No dizer do mencionado jornalista,
“a pressão e a dramatização que colocou na venda da TAP é tal que o Governo deixou
pouca ou nenhuma margem de recuo para abortar a operação, mesmo que as
propostas”… “sejam más e lesivas para o interesse do Estado”.
Sousa Carvalho refere:
“Há uma pressão enorme para vender a empresa antes da viragem do ciclo
político. São escritórios de advogados, são consultores, são facilitadores de negócios,
todos de mão estendida à espera dos honorários, das comissões, das avenças e
dos success fee.”
E ainda:
“O failure fee, se o negócio for ruinoso para o Estado, ficará para os contribuintes”.
Ora, o Governo, que emana do
Parlamento, onde os representantes do Povo estão mandatados para definir os
normativos por que as instituições, os cidadãos e os grupos sociais se hão de
reger, deveria ser o provedor do interesse nacional e não um subserviente
mandatário de interesses privados, alegando “interesse público” por tudo quanto
é sítio.
Ainda que a privatização da TAP
borregue, não será o fim do mundo.

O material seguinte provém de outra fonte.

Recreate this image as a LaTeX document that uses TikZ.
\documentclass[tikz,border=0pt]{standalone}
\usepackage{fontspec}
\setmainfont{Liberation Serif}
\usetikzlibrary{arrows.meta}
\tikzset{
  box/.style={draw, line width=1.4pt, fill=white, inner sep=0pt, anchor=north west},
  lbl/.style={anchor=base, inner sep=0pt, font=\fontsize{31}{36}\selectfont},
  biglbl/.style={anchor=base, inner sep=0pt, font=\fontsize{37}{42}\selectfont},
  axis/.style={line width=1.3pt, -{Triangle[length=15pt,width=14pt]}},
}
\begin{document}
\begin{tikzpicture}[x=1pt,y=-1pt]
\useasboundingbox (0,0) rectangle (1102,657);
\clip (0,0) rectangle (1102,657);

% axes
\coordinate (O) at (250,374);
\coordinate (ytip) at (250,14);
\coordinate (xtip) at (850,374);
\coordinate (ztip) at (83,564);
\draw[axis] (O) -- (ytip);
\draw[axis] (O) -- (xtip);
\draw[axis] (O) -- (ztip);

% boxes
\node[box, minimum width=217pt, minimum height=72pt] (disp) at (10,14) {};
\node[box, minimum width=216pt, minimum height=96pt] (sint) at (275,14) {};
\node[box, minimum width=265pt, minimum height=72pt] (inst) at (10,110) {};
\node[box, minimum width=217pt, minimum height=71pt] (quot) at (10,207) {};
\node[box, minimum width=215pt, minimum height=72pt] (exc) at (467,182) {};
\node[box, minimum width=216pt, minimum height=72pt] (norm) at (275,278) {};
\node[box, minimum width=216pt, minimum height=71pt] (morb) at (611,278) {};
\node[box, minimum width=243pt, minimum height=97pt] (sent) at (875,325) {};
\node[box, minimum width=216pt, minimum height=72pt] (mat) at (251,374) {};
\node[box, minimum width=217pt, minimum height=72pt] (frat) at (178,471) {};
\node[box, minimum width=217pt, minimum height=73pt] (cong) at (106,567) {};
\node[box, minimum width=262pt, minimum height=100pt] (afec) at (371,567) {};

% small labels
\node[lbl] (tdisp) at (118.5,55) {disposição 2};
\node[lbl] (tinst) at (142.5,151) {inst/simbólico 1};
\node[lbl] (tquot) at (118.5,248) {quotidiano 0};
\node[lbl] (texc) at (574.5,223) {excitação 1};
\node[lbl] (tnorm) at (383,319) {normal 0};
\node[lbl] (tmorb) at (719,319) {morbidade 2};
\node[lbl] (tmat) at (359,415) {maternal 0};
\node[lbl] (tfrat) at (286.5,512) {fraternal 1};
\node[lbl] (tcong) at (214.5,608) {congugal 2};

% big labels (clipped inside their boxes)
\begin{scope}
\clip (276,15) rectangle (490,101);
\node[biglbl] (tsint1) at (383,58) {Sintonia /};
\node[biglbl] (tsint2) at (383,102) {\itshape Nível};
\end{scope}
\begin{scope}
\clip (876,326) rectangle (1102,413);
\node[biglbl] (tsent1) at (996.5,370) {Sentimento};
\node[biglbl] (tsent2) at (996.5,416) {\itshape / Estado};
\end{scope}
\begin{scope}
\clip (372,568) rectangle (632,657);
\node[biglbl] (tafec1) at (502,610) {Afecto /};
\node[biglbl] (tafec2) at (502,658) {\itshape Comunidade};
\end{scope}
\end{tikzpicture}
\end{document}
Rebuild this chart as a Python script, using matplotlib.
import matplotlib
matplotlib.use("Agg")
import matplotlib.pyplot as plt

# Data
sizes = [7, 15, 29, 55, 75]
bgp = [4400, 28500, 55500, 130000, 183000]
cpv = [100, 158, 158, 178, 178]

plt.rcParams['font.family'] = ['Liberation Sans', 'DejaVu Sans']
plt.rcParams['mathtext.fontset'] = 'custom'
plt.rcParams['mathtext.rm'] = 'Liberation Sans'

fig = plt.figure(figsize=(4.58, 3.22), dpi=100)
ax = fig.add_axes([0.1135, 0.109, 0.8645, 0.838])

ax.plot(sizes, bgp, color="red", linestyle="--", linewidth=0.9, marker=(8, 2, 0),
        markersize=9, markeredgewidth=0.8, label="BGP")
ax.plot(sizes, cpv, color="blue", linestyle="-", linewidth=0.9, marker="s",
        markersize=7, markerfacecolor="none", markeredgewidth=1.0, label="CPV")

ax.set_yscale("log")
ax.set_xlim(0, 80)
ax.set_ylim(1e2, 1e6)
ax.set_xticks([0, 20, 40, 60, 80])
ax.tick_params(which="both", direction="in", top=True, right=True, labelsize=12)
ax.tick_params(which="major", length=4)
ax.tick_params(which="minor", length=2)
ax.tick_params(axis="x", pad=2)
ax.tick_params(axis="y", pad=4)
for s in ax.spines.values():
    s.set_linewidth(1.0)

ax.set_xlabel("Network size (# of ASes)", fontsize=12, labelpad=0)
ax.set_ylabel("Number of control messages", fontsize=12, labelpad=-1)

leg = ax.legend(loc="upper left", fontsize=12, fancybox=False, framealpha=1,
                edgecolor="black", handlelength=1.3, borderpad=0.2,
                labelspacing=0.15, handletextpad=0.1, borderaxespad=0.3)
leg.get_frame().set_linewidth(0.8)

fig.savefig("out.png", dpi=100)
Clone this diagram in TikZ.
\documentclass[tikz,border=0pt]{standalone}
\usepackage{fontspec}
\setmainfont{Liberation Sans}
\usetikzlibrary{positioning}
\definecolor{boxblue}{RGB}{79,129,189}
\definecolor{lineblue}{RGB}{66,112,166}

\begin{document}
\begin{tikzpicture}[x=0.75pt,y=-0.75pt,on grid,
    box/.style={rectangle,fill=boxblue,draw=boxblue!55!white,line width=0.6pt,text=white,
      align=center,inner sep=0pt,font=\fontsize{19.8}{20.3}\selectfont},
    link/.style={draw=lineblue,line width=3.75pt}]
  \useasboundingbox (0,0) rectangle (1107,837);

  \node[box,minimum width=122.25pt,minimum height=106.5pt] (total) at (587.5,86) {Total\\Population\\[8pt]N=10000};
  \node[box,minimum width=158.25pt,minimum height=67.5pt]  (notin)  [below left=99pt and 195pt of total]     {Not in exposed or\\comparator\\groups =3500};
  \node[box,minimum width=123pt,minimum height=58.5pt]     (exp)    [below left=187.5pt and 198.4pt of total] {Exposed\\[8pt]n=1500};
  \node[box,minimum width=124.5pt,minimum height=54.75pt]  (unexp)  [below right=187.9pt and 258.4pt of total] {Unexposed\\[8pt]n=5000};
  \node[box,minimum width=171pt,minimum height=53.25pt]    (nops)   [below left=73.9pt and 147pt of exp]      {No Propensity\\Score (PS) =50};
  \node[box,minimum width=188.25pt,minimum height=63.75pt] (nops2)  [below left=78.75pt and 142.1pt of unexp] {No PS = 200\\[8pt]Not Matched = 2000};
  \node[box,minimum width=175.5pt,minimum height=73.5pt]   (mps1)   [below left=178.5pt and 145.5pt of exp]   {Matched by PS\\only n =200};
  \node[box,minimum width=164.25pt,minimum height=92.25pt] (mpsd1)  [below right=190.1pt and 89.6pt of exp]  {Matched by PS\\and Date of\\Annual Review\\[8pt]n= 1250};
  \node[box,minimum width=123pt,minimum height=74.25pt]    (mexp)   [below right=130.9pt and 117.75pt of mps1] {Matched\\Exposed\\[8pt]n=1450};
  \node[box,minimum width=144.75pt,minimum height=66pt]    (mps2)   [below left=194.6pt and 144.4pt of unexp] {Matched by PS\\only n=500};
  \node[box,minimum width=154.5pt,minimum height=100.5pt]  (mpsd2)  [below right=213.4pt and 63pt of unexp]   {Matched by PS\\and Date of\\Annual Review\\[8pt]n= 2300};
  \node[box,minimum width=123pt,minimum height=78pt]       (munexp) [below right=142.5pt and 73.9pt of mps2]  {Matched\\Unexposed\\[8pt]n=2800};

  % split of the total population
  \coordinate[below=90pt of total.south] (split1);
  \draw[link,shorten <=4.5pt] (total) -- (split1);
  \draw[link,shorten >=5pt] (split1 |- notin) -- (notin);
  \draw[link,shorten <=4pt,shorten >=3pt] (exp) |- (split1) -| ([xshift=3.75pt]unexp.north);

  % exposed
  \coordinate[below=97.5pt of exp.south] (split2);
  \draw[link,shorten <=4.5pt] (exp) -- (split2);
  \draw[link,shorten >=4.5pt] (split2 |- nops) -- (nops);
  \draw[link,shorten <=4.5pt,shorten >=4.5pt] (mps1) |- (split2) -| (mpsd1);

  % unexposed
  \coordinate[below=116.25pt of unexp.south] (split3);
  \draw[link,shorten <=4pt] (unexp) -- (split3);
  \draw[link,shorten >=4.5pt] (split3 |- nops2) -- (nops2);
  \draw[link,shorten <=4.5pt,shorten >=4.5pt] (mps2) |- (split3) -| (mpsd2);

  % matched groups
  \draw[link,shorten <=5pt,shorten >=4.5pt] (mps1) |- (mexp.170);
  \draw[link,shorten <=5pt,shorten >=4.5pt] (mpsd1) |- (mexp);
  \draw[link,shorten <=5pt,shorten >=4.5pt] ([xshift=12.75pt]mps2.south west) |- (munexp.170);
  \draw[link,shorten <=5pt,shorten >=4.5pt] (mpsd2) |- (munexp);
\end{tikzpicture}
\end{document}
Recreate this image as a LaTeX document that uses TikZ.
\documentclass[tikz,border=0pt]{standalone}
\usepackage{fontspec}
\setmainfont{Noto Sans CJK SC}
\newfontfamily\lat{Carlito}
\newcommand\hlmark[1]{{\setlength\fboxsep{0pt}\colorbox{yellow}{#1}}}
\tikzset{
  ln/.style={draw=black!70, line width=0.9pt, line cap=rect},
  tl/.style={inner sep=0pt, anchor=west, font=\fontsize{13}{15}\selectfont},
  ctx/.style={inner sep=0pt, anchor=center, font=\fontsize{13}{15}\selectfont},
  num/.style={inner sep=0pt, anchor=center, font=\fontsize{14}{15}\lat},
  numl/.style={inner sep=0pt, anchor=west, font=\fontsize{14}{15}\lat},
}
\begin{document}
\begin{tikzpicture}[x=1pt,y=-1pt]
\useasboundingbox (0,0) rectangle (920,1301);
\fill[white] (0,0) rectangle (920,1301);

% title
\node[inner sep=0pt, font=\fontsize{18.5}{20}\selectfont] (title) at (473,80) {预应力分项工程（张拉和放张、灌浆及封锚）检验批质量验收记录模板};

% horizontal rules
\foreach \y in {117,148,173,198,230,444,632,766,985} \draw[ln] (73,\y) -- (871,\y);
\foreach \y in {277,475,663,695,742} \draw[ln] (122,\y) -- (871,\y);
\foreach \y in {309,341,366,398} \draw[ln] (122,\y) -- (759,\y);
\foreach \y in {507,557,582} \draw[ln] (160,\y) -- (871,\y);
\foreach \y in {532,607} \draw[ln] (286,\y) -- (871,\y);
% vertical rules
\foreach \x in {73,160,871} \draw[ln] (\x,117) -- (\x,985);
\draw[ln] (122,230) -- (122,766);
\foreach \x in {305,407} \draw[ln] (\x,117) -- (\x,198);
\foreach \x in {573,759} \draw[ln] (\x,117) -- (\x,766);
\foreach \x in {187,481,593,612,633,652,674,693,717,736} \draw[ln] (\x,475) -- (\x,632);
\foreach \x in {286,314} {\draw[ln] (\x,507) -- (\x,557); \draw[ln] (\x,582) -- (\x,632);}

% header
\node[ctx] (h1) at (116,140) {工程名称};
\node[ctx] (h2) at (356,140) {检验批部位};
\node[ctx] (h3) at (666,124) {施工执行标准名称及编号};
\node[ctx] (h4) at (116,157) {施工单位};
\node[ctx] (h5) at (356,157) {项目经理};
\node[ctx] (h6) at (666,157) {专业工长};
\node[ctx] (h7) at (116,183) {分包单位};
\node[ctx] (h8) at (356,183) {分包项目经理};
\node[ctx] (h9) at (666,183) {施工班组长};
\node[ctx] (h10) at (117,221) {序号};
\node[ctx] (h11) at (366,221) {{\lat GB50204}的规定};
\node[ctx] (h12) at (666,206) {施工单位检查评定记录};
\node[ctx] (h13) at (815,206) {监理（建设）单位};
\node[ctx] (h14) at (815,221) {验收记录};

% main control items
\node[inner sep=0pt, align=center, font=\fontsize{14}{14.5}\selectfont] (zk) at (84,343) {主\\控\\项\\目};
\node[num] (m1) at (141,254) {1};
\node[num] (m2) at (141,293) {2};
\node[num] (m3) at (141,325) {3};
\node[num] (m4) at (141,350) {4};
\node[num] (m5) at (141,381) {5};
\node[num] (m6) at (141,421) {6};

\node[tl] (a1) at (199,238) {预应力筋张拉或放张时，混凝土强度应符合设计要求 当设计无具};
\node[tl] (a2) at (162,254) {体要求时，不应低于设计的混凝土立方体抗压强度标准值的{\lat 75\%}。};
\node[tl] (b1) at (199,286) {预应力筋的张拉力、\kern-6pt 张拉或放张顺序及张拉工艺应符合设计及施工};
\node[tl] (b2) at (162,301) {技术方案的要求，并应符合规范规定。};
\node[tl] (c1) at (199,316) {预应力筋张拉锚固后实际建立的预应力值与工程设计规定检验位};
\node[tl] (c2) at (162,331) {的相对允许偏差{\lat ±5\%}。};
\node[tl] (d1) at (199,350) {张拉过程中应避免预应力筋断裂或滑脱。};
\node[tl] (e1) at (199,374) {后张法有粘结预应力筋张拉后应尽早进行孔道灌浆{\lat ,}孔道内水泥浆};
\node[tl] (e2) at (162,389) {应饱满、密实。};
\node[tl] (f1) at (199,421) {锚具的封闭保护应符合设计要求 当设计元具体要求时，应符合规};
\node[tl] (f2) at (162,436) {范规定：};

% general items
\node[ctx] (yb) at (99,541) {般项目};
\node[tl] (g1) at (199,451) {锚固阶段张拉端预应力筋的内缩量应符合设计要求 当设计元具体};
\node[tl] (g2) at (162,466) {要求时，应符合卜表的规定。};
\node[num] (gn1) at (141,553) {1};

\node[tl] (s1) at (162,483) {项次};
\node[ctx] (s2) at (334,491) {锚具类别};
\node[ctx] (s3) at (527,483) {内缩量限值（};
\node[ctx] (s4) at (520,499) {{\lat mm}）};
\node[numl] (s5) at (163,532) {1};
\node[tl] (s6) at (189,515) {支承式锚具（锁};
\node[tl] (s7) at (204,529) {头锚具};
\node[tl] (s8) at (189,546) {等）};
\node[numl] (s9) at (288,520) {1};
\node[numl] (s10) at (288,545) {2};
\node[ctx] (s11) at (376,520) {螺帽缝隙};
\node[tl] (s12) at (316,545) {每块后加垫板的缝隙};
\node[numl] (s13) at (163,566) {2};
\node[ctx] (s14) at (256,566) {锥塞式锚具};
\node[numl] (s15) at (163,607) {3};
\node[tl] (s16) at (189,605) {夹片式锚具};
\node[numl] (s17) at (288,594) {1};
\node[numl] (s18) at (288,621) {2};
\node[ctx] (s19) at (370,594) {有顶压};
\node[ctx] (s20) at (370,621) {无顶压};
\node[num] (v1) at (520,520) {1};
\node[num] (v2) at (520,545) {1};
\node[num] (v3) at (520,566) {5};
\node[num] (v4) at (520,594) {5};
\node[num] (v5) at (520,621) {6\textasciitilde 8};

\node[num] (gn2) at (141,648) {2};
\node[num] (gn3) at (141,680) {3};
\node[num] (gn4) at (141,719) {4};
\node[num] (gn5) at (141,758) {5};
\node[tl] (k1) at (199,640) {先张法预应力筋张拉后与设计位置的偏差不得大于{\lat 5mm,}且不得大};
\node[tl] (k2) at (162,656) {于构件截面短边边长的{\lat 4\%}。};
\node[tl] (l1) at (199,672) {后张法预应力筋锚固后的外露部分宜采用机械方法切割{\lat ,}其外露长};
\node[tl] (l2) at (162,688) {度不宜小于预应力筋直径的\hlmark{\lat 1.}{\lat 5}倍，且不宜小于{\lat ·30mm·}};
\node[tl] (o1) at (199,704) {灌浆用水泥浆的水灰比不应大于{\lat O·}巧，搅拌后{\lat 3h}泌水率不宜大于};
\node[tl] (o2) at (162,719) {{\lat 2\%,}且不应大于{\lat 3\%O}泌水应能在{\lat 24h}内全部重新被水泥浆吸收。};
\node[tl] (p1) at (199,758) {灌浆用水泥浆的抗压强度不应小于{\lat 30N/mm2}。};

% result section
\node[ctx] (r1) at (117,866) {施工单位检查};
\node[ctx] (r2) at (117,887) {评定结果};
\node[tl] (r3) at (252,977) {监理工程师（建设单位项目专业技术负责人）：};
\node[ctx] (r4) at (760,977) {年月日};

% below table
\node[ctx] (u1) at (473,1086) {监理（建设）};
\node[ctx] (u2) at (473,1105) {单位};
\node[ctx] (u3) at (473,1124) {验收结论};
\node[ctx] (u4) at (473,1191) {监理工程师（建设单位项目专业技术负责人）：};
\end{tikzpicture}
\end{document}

Não seria a primeira vez, mas a terceira. Se
Pinto, que está há muito tempo sem contrato de gestão e sem indicações da
assembleia geral para a administração da empresa, já está a implementar um plano
de reestruturação (que pode passar por despedimentos e supressão de linhas aéreas) para recuperar os prejuízos provocados pela controversa greve
dos pilotos, também pode fazer um plano adequado à recuperação dos prejuízos
que ele próprio provocou na companhia. E, como sugere Sousa Carvalho, “se tiver
de despedir alguém, que ele seja o primeiro da lista”.
Espero que nenhum dos
intervenientes em Prós e Contras nos
venha a acusar de ignorantes, que é o argumento daqueles que têm a jactância de
tudo saber, aduzido contra opiniões adversas.